The Court also observed that the authorities have not satisfactorily dealt with the question whether the impugned expenditure actually constitutes ‘head office expenditure’ as defined in the statute.

“It also appears that the authorities below conceived the meaning of ‘head office expenditure’ in a broad and inclusive sense, which we have held is not a correct reading of the exhaustive definition provided in the Explanation. In other words, there is no factual finding on whether the expenses fulfil the three specific criteria we have elucidated in this judgment. … As an appellate court, we should not embark upon such a fact finding exercise. Consequently, we remand the matters to the Income Tax Appellate Tribunal, Mumbai, for the limited purpose of verifying whether the disputed expenditures satisfy the tripartite test necessary to qualify as ‘head office expenditure’ under the Explanation to Section 44C of the Act, 1961”, it concluded.

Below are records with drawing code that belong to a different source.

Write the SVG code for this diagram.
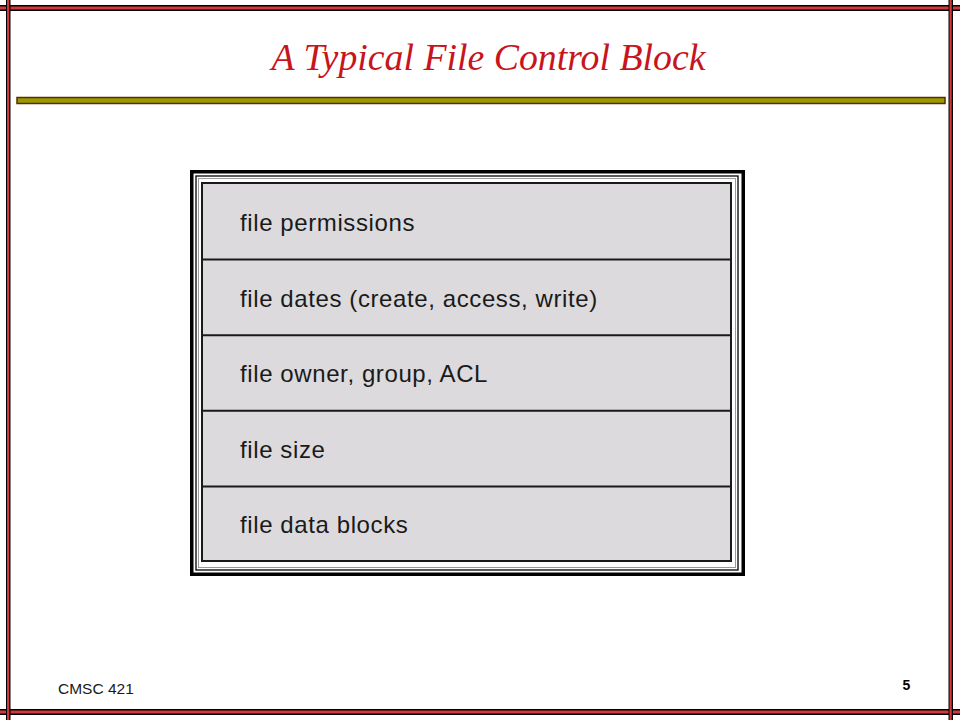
<svg xmlns="http://www.w3.org/2000/svg" width="960" height="720" viewBox="0 0 960 720">
<style>
.fr{fill:#000}
.rd{fill:#d2393d}
.row{font-family:"Liberation Sans",Arial,sans-serif;font-size:24px;letter-spacing:0.6px;fill:#1a1a1a}
.sep{stroke:#1a1a1a;stroke-width:2}
</style>
<rect width="960" height="720" fill="#fff"/>
<g id="frame">
<rect class="fr" x="0" y="5" width="960" height="6"/>
<rect class="rd" x="0" y="6.5" width="960" height="3"/>
<rect class="fr" x="0" y="709" width="960" height="6"/>
<rect class="rd" x="0" y="710.5" width="960" height="3"/>
<rect class="fr" x="6" y="0" width="4.5" height="720"/>
<rect class="rd" x="7" y="0" width="2.2" height="720"/>
<rect class="fr" x="948.5" y="0" width="4.5" height="720"/>
<rect class="rd" x="949.5" y="0" width="2.2" height="720"/>
</g>
<g id="title">
<text x="488.5" y="70" text-anchor="middle" font-family="'Liberation Serif','Times New Roman',serif" font-style="italic" font-size="37.8" fill="#c8141c">A Typical File Control Block</text>
<rect x="17" y="97.5" width="928" height="6" fill="#999900" stroke="#5c2a00" stroke-width="1.5"/>
</g>
<g id="fcb">
<rect x="191.75" y="171.75" width="551.5" height="402.5" fill="#fff" stroke="#000" stroke-width="3.5"/>
<rect x="196" y="176" width="542" height="394" fill="none" stroke="#000" stroke-width="1.3"/>
<rect x="198.5" y="178.5" width="537" height="389" fill="none" stroke="#999" stroke-width="1"/>
<rect x="202" y="183" width="529" height="378" fill="#dcdadd" stroke="#1a1a1a" stroke-width="2"/>
</g>
<g id="connectors">
<line class="sep" x1="202" y1="259.6" x2="731" y2="259.6"/>
<line class="sep" x1="202" y1="335.2" x2="731" y2="335.2"/>
<line class="sep" x1="202" y1="410.8" x2="731" y2="410.8"/>
<line class="sep" x1="202" y1="486.4" x2="731" y2="486.4"/>
</g>
<g id="row-permissions"><text class="row" x="240" y="231">file permissions</text></g>
<g id="row-dates"><text class="row" x="240" y="306.5">file dates (create, access, write)</text></g>
<g id="row-owner"><text class="row" x="240" y="382">file owner, group, ACL</text></g>
<g id="row-size"><text class="row" x="240" y="457.5">file size</text></g>
<g id="row-blocks"><text class="row" x="240" y="533">file data blocks</text></g>
<g id="footer">
<text x="58" y="694" font-family="'Liberation Sans',Arial,sans-serif" font-size="15.5" fill="#1a1a1a">CMSC 421</text>
<text x="906.5" y="690" text-anchor="middle" font-family="'Liberation Sans',Arial,sans-serif" font-size="14" font-weight="bold" fill="#000">5</text>
</g>
</svg>
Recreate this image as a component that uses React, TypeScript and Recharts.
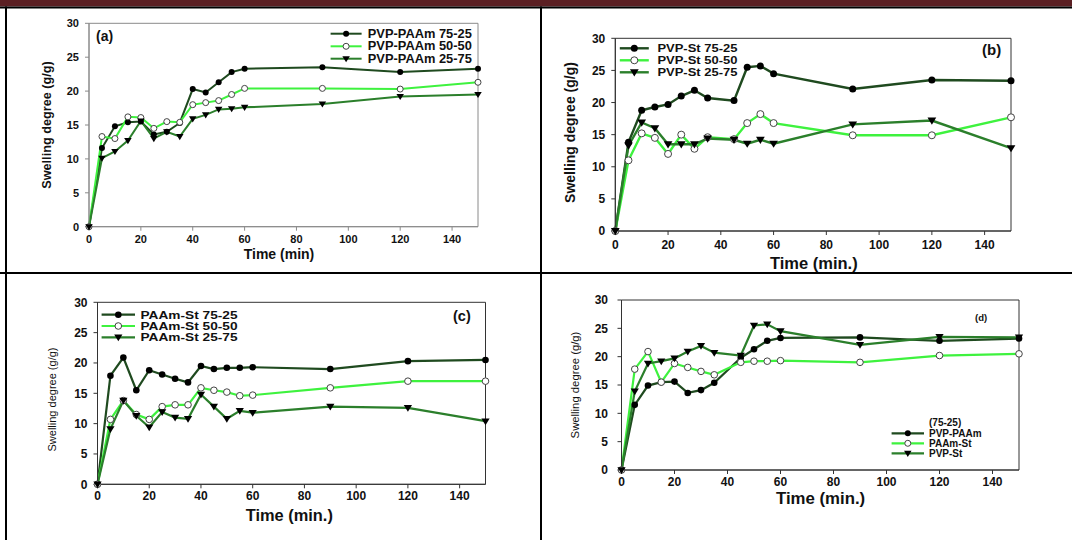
import React from 'react';
import { LineChart, Line, XAxis, YAxis, ReferenceArea } from 'recharts';

const FONT = '"Liberation Sans", Arial, Helvetica, sans-serif';

// time points (min)
const timeFull = [0, 5, 10, 15, 20, 25, 30, 35, 40, 45, 50, 55, 60, 90, 120, 150];
const timeNo40 = [0, 5, 10, 15, 20, 25, 30, 35, 45, 50, 55, 60, 90, 120, 150];

const xTicks = [0, 20, 40, 60, 80, 100, 120, 140];
const yTicks = [0, 5, 10, 15, 20, 25, 30];

// (a) PVP-PAAm
const pvpPaam7525 = [0, 11.6, 14.8, 15.4, 15.5, 13.6, 14.0, 15.3, 20.3, 19.8, 21.3, 22.8, 23.3, 23.5, 22.8, 23.3];
const pvpPaam5050 = [0, 13.3, 13.0, 16.2, 16.1, 14.5, 15.5, 15.4, 18.0, 18.3, 18.6, 19.5, 20.4, 20.4, 20.3, 21.3];
const pvpPaam2575 = [0, 10.1, 11.1, 12.7, 15.6, 13.0, 14.0, 13.3, 15.9, 16.5, 17.3, 17.4, 17.6, 18.1, 19.2, 19.5];

// (b) PVP-St
const pvpSt7525 = [0, 13.8, 18.8, 19.3, 19.7, 21.0, 21.9, 20.7, 20.3, 25.5, 25.7, 24.5, 22.1, 23.5, 23.4];
const pvpSt5050 = [0, 11.0, 15.2, 14.5, 12.0, 15.0, 12.8, 14.6, 14.3, 16.8, 18.2, 16.8, 14.9, 14.9, 17.7];
const pvpSt2575 = [0, 13.3, 16.9, 16.0, 13.5, 13.5, 13.5, 14.4, 14.2, 13.6, 14.2, 13.6, 16.6, 17.2, 12.9];

// (c) PAAm-St
const paamSt7525 = [0, 17.9, 20.9, 15.5, 18.8, 18.1, 17.4, 16.8, 19.5, 19.0, 19.2, 19.2, 19.3, 19.0, 20.3, 20.5];
const paamSt5050 = [0, 10.7, 13.8, 11.5, 10.7, 12.8, 13.1, 13.1, 15.9, 15.5, 15.2, 14.6, 14.7, 15.9, 17.0, 17.0];
const paamSt2575 = [0, 9.1, 13.8, 11.3, 9.4, 11.9, 11.0, 10.8, 14.8, 12.8, 10.8, 12.1, 11.8, 12.8, 12.6, 10.4];

// (d) comparison (75-25)
const cmpPvpPaam = [0, 11.5, 14.9, 15.5, 15.6, 13.6, 14.1, 15.4, 19.8, 21.3, 22.8, 23.3, 23.4, 22.8, 23.2];
const cmpPaamSt = [0, 17.8, 20.9, 15.5, 18.8, 18.1, 17.4, 16.8, 19.0, 19.2, 19.2, 19.3, 19.0, 20.2, 20.5];
const cmpPvpSt = [0, 13.9, 18.8, 19.2, 19.7, 20.9, 21.9, 20.7, 20.2, 25.5, 25.7, 24.5, 22.1, 23.5, 23.4];

const DARK = '#1f4a1f';
const MID = '#2b7f2b';
const LIGHT = '#3ef23e';

type MarkerKind = 'dot' | 'open' | 'tri';
type Series = { key: string; name: string; values: number[]; color: string; marker: MarkerKind };

function Marker({ kind, cx, cy, r }: { kind: MarkerKind; cx: number; cy: number; r: number }) {
  if (cx == null || cy == null) return null;
  if (kind === 'dot') return <circle cx={cx} cy={cy} r={r} fill="#000" />;
  if (kind === 'open') return <circle cx={cx} cy={cy} r={r} fill="#fff" stroke="#444" strokeWidth={1} />;
  const w = r * 1.25;
  return (
    <path
      d={`M${cx - w},${cy - r * 0.85} L${cx + w},${cy - r * 0.85} L${cx},${cy + r * 1.2} Z`}
      fill="#000"
    />
  );
}

type PanelCfg = {
  left: number;
  top: number;
  width: number;
  height: number;
  margin: { top: number; right: number; bottom: number; left: number };
  times: number[];
  series: Series[];
  strokeWidth: number;
  markerR: number;
  tickFont: number;
  xTickMargin: number;
  yTickMargin: number;
  axisColor: string;
};

function buildRows(times: number[], series: Series[]) {
  return times.map((t, i) => {
    const row: Record<string, number> = { t };
    series.forEach((s) => {
      row[s.key] = s.values[i];
    });
    return row;
  });
}

function Panel({ cfg }: { cfg: PanelCfg }) {
  const data = buildRows(cfg.times, cfg.series);
  const tick = { fontSize: cfg.tickFont, fontWeight: 'bold', fill: '#111', fontFamily: FONT };
  return (
    <div style={{ position: 'absolute', left: cfg.left, top: cfg.top }}>
      <LineChart width={cfg.width} height={cfg.height} data={data} margin={cfg.margin}>
        <XAxis
          type="number"
          dataKey="t"
          domain={[0, 150]}
          ticks={xTicks}
          interval={0}
          height={20}
          tickSize={4}
          tickMargin={cfg.xTickMargin}
          axisLine={{ stroke: cfg.axisColor }}
          tickLine={{ stroke: cfg.axisColor }}
          tick={tick}
        />
        <YAxis
          type="number"
          domain={[0, 30]}
          ticks={yTicks}
          interval={0}
          width={30}
          tickSize={4}
          tickMargin={cfg.yTickMargin}
          axisLine={{ stroke: cfg.axisColor }}
          tickLine={{ stroke: cfg.axisColor }}
          tick={tick}
        />
        <ReferenceArea x1={0} x2={150} y1={0} y2={30} fill="none" stroke={cfg.axisColor} strokeWidth={1} ifOverflow="visible" />
        {cfg.series.map((s) => (
          <Line
            key={s.key}
            type="linear"
            dataKey={s.key}
            name={s.name}
            stroke={s.color}
            strokeWidth={cfg.strokeWidth}
            isAnimationActive={false}
            activeDot={false}
            dot={(p: any) => (
              <Marker key={`${s.key}-${p.index}`} kind={s.marker} cx={p.cx} cy={p.cy} r={cfg.markerR} />
            )}
          />
        ))}
      </LineChart>
    </div>
  );
}

const seriesA: Series[] = [
  { key: 'a1', name: 'PVP-PAAm 75-25', values: pvpPaam7525, color: DARK, marker: 'dot' },
  { key: 'a2', name: 'PVP-PAAm 50-50', values: pvpPaam5050, color: LIGHT, marker: 'open' },
  { key: 'a3', name: 'PVP-PAAm 25-75', values: pvpPaam2575, color: MID, marker: 'tri' },
];
const seriesB: Series[] = [
  { key: 'b1', name: 'PVP-St 75-25', values: pvpSt7525, color: DARK, marker: 'dot' },
  { key: 'b2', name: 'PVP-St 50-50', values: pvpSt5050, color: LIGHT, marker: 'open' },
  { key: 'b3', name: 'PVP-St 25-75', values: pvpSt2575, color: MID, marker: 'tri' },
];
const seriesC: Series[] = [
  { key: 'c1', name: 'PAAm-St 75-25', values: paamSt7525, color: DARK, marker: 'dot' },
  { key: 'c2', name: 'PAAm-St 50-50', values: paamSt5050, color: LIGHT, marker: 'open' },
  { key: 'c3', name: 'PAAm-St 25-75', values: paamSt2575, color: MID, marker: 'tri' },
];
const seriesD: Series[] = [
  { key: 'd1', name: 'PVP-PAAm', values: cmpPvpPaam, color: DARK, marker: 'dot' },
  { key: 'd2', name: 'PAAm-St', values: cmpPaamSt, color: LIGHT, marker: 'open' },
  { key: 'd3', name: 'PVP-St', values: cmpPvpSt, color: MID, marker: 'tri' },
];

const panels: PanelCfg[] = [
  {
    left: 0, top: 0, width: 540, height: 272,
    margin: { top: 23.3, right: 62, bottom: 25.3, left: 59 },
    times: timeFull, series: seriesA, strokeWidth: 2, markerR: 3, tickFont: 11,
    xTickMargin: 4.5, yTickMargin: 6, axisColor: '#8a8a8a',
  },
  {
    left: 542, top: 0, width: 530, height: 272,
    margin: { top: 38.3, right: 61, bottom: 21, left: 43.3 },
    times: timeNo40, series: seriesB, strokeWidth: 2.4, markerR: 3.5, tickFont: 12,
    xTickMargin: 5, yTickMargin: 6, axisColor: '#333',
  },
  {
    left: 0, top: 274, width: 540, height: 266,
    margin: { top: 28.3, right: 54.5, bottom: 35.7, left: 67.5 },
    times: timeFull, series: seriesC, strokeWidth: 2.2, markerR: 3.3, tickFont: 12,
    xTickMargin: 3.5, yTickMargin: 6, axisColor: '#333',
  },
  {
    left: 542, top: 274, width: 530, height: 266,
    margin: { top: 26, right: 53, bottom: 50, left: 49.5 },
    times: timeNo40, series: seriesD, strokeWidth: 2.2, markerR: 3.3, tickFont: 12,
    xTickMargin: 3.5, yTickMargin: 9.5, axisColor: '#333',
  },
];

type LegendCfg = {
  x1: number; x2: number; tx: number; rows: number[]; size: number;
  series: Series[]; sw: number; r: number; widths?: number[];
};

const legends: LegendCfg[] = [
  { x1: 330.6, x2: 361.6, tx: 367.8, rows: [33.7, 46.3, 58.7], size: 12, series: seriesA, sw: 2, r: 3, widths: [104, 104, 104] },
  { x1: 619.8, x2: 648.8, tx: 657.4, rows: [48.3, 60.3, 72.3], size: 11.3, series: seriesB, sw: 2.4, r: 3.5, widths: [80, 80, 80] },
  { x1: 101.6, x2: 135, tx: 140.5, rows: [314.7, 326, 337.3], size: 11, series: seriesC, sw: 2.2, r: 3.3, widths: [97, 97, 97] },
  { x1: 891.6, x2: 924, tx: 929, rows: [433.3, 443.3, 453.3], size: 10, series: seriesD, sw: 2.2, r: 3 },
];

type TextCfg = { x: number; y: number; text: string; size: number; bold: boolean; rotate?: boolean; anchor?: 'start' | 'middle' };

const texts: TextCfg[] = [
  { x: 96, y: 36, text: '(a)', size: 14, bold: true, anchor: 'start' },
  { x: 982, y: 49, text: '(b)', size: 15, bold: true, anchor: 'start' },
  { x: 453, y: 316, text: '(c)', size: 14.5, bold: true, anchor: 'start' },
  { x: 975, y: 317.7, text: '(d)', size: 9.5, bold: true, anchor: 'start' },
  { x: 929, y: 422.7, text: '(75-25)', size: 10, bold: true, anchor: 'start' },
  { x: 46.5, y: 125, text: 'Swelling degree (g/g)', size: 12.7, bold: true, rotate: true },
  { x: 570, y: 132.5, text: 'Swelling degree (g/g)', size: 14, bold: true, rotate: true },
  { x: 51.6, y: 399.5, text: 'Swelling degree (g/g)', size: 11, bold: false, rotate: true },
  { x: 575, y: 385, text: 'Swelling degree (g/g)', size: 11.3, bold: false, rotate: true },
  { x: 279, y: 254, text: 'Time (min)', size: 14, bold: true },
  { x: 813.8, y: 263.3, text: 'Time (min.)', size: 16.5, bold: true },
  { x: 289.3, y: 515, text: 'Time (min.)', size: 16.4, bold: true },
  { x: 820.6, y: 498, text: 'Time (min.)', size: 16.8, bold: true },
];

export default function App() {
  return (
    <div
      style={{
        position: 'absolute',
        left: 0,
        top: 0,
        width: 1072,
        height: 540,
        background: '#fff',
        overflow: 'hidden',
        fontFamily: FONT,
      }}
    >
      {panels.map((p, i) => (
        <Panel key={i} cfg={p} />
      ))}
      <svg
        width={1072}
        height={540}
        style={{ position: 'absolute', left: 0, top: 0, pointerEvents: 'none' }}
      >
        <rect x={0} y={0} width={1072} height={6.5} fill="#5b1f23" />
        <rect x={0} y={6.5} width={1072} height={2} fill="#000" />
        <rect x={5} y={6.5} width={2} height={534} fill="#000" />
        <rect x={540} y={6.5} width={2} height={534} fill="#000" />
        <rect x={0} y={272} width={1072} height={2} fill="#000" />
        {legends.map((lg, li) =>
          lg.series.map((s, si) => (
            <g key={`lg-${li}-${si}`}>
              <line x1={lg.x1} x2={lg.x2} y1={lg.rows[si]} y2={lg.rows[si]} stroke={s.color} strokeWidth={lg.sw} />
              <Marker kind={s.marker} cx={(lg.x1 + lg.x2) / 2} cy={lg.rows[si]} r={lg.r} />
              <text
                x={lg.tx}
                y={lg.rows[si]}
                fontSize={lg.size}
                fontWeight="bold"
                fontFamily={FONT}
                fill="#111"
                dominantBaseline="central"
                textLength={lg.widths ? lg.widths[si] : undefined}
                lengthAdjust={lg.widths ? 'spacingAndGlyphs' : undefined}
              >
                {s.name}
              </text>
            </g>
          ))
        )}
        {texts.map((t, i) => (
          <text
            key={`t-${i}`}
            x={t.x}
            y={t.y}
            fontSize={t.size}
            fontWeight={t.bold ? 'bold' : 'normal'}
            fontFamily={FONT}
            fill="#111"
            textAnchor={t.anchor || 'middle'}
            dominantBaseline="central"
            transform={t.rotate ? `rotate(-90 ${t.x} ${t.y})` : undefined}
          >
            {t.text}
          </text>
        ))}
      </svg>
    </div>
  );
}
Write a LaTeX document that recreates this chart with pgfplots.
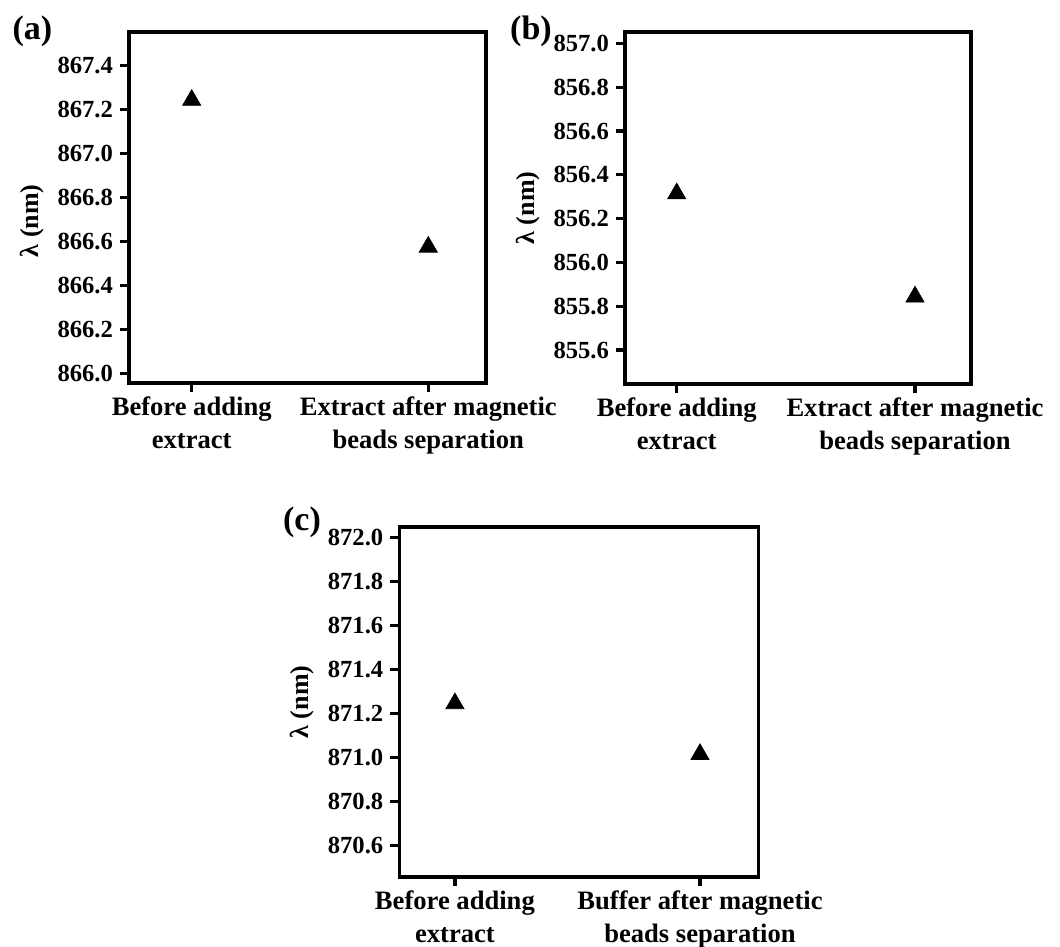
\documentclass[border=0pt]{standalone}
\usepackage{fontspec}
\setmainfont{Liberation Serif}
\usepackage{pgfplots}
\pgfplotsset{compat=1.18}
\pgfplotsset{
 panel/.style={
  scale only axis,
  anchor=south west,
  axis line style={line width=1.6pt},
  tick style={black, line width=1.6pt},
  tick align=outside,
  major tick length=4.5pt,
  xtick pos=left, ytick pos=left,
  xtick={0,1},
  x tick label style={align=center, font=\bfseries\fontsize{13.3}{16.5}\selectfont, yshift=1pt},
  y tick label style={font=\bfseries\fontsize{12.3}{14}\selectfont,
    /pgf/number format/fixed, /pgf/number format/fixed zerofill,
    /pgf/number format/precision=1, /pgf/number format/assume math mode=true},
  ylabel={λ (nm)},
  ylabel style={font=\bfseries\fontsize{13}{15}\selectfont},
  clip=false,
 },
 tri/.style={only marks, mark=triangle*, mark size=5.2pt, black}
}
\begin{document}
\begin{tikzpicture}
\useasboundingbox (0,0) rectangle (530pt,473.5pt);
% (a)
\begin{axis}[panel, at={(64.5pt,282pt)}, width=178.5pt, height=175.5pt,
  xmin=-0.265, xmax=1.244, ymin=865.956, ymax=867.553,
  ytick={866.0,866.2,866.4,866.6,866.8,867.0,867.2,867.4},
  xticklabels={{Before adding\\extract},{Extract after magnetic\\beads separation}},
  ylabel style={at={(ticklabel cs:0.462)}}]
\addplot[tri] coordinates {(0,867.243) (1,866.575)};
\end{axis}
% (b)
\begin{axis}[panel, at={(312.5pt,281.5pt)}, width=173pt, height=176pt,
  xmin=-0.217, xmax=1.235, ymin=855.445, ymax=857.052,
  ytick={855.6,855.8,856.0,856.2,856.4,856.6,856.8,857.0},
  xticklabels={{Before adding\\extract},{Extract after magnetic\\beads separation}}]
\addplot[tri] coordinates {(0,856.314) (1,855.843)};
\end{axis}
% (c)
\begin{axis}[panel, at={(199.65pt,35pt)}, width=179.5pt, height=175pt,
  xmin=-0.227, xmax=1.238, ymin=870.455, ymax=872.047,
  ytick={870.6,870.8,871.0,871.2,871.4,871.6,871.8,872.0},
  xticklabels={{Before adding\\extract},{Buffer after magnetic\\beads separation}}]
\addplot[tri] coordinates {(0,871.244) (1,871.013)};
\end{axis}
\node[font=\bfseries\fontsize{17}{19}\selectfont] at (16.25pt,457.75pt) {(a)};
\node[font=\bfseries\fontsize{17}{19}\selectfont] at (265.5pt,458pt) {(b)};
\node[font=\bfseries\fontsize{17}{19}\selectfont] at (151pt,212.5pt) {(c)};
\end{tikzpicture}
\end{document}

Accordingly, the Apex Court allowed the Appeals and remanded the case to the ITAT.

Cause Title- Director of Income Tax (IT)-I, Mumbai v. M/s. American Express Bank Ltd. (Neutral Citation: 2025 INSC 1431)

Appearance:

Appellant: ASG) Raghavendra P. Shankar, AOR Madhulika Upadhyay, Advocates Karan Lahiri, Navanjay Mahapatra, Sarthak Karol, V C Bharathi, and Priyanka Terdal.

Respondent: Senior Advocates Percy Pardiwala, Aniruddha A. Joshi, AORs Rajeev Maheshwaranand Roy, Kishore Kunal, Advocates Rajeev Kumar Panday, P Srinivasan, Nishant Thakkar, Hiten Thakkar, and Nikhil Ranjan.